TKP MK tam ortadan ayrışmış gibi göründüğünden, hangi grubun örgüt merkezini, hangi grubun muhalefeti temsil ettiğini bilmiyoruz. Şimdilik elimizdeki tek veri Kemal Okuyan ve Aydemir Güler liderliğindeki grubun MK adıyla yayımladığı bildirideki şu sözlerdir.
“Buna göre, Türkiye'nin içine girdiği yeni dönemde partinin devrimcileşmesi gereği ortaya atılmakta, “yeterince devrimci olmadığımız” iddia edilmekte ve bu demagoji partimizin geleneklerine, temel perspektifine ve kolektif liderlik anlayışına karşı tasfiye harekâtının gerekçesi olarak sunulmaktadır.”[4]
Buradan, Kemal Okuyan ve Aydemir Güler liderliğindeki grubun merkezi, statükoyu temsil ettiği; Metin Çulhaoğlu ve Erkan Baş liderliğindeki diğer grubun yönetime başkaldıran muhalif grup olduğu sonucunu çıkartabiliriz. Partinin “temel perspektifine” karşı çıkan bu grubun; partinin devrimci bir tutumda olmadığı, devrimcileşmesi gerektiğini savunduğu söylenmektedir. Ancak bu görüşler nelerdir bilmiyoruz. Bu nedenle bu tartışma hakkında görüş bildirme şansımız şimdilik yok.
TKP’nin kuruluşundan itibaren taşıdığı ideolojik ve politik sorunları olduğunu biliyoruz. Yayıma hazırlamakta olduğumuz “TKP ve Marksizm” kitabında bu sorunları derinlemesine irdeledik. TKP üyeleri, sempatizanları ve TKP’ni merak edenler bu kitapta kafalarındaki birçok soruya yanıt bulabileceklerdir.
Biz içinden çıkamadığımız bu gericilik döneminde sol içindeki hiçbir örgütün bölünmesini, zayıf düşmesini istemeyiz. Çabamız sosyalist örgütlerin ideolojik ve siyasal olarak doğru devrimci, Marksist çizgide birleşmelerine hizmet etmektir.
Kaygımız TKP içindeki bu tartışmanın ideolojik-politik çizgide değil, örgütsel konularla sınırlı kalması ve istenmeyen sonuçlara yol açmasıdır. Şimdiye kadar edindiğimiz izlenim, tartışmaların partinin sorunlu temel ideolojik ve programatik sorunları çerçevesinde olmadığıdır. Önerimiz her iki tarafın da tartışmaları ideolojik-politik hatta çekmesi ve partinin sorunlu ideolojik ve siyasal konularını devrimci tarzda çözümlemeye çabalamasıdır. Tarafların bu çabası sadece TKP için değil, Türkiye sosyalist hareketi için de ilerletici olacaktır.

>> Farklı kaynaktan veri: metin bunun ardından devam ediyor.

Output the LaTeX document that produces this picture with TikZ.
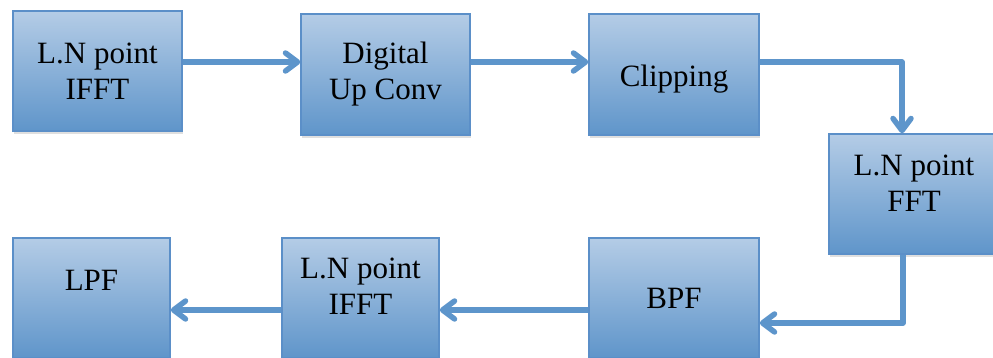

Aksi yöndeki çabalar, örgüte egemen olma çabaları, küçük olsun benim olsun anlayışı, TKP’ni ilerletmez, geriletir. Bu anlayış partinin ideolojik-politik sorunlarını çözmez; sadece belirsiz bir geçmişe erteler. Ve devrimci harekete yarar değil zarar verir.
[1] ) Lenin, Bir Adım İleri İki Adım Geri, çev. Yurdakul Fincancı, Sol Yayınları, 1997, s.52.
[2] ) Lenin, Seçme Eserler, cilt 9, çev. Süheyla Kaya, İntern, 1997. s.156.
[3] ) Lenin, Kronstadt’tan Parti İçi Muhalefete, çev. Ferit Burak Aydar, Agora, 2010, s. 221-222.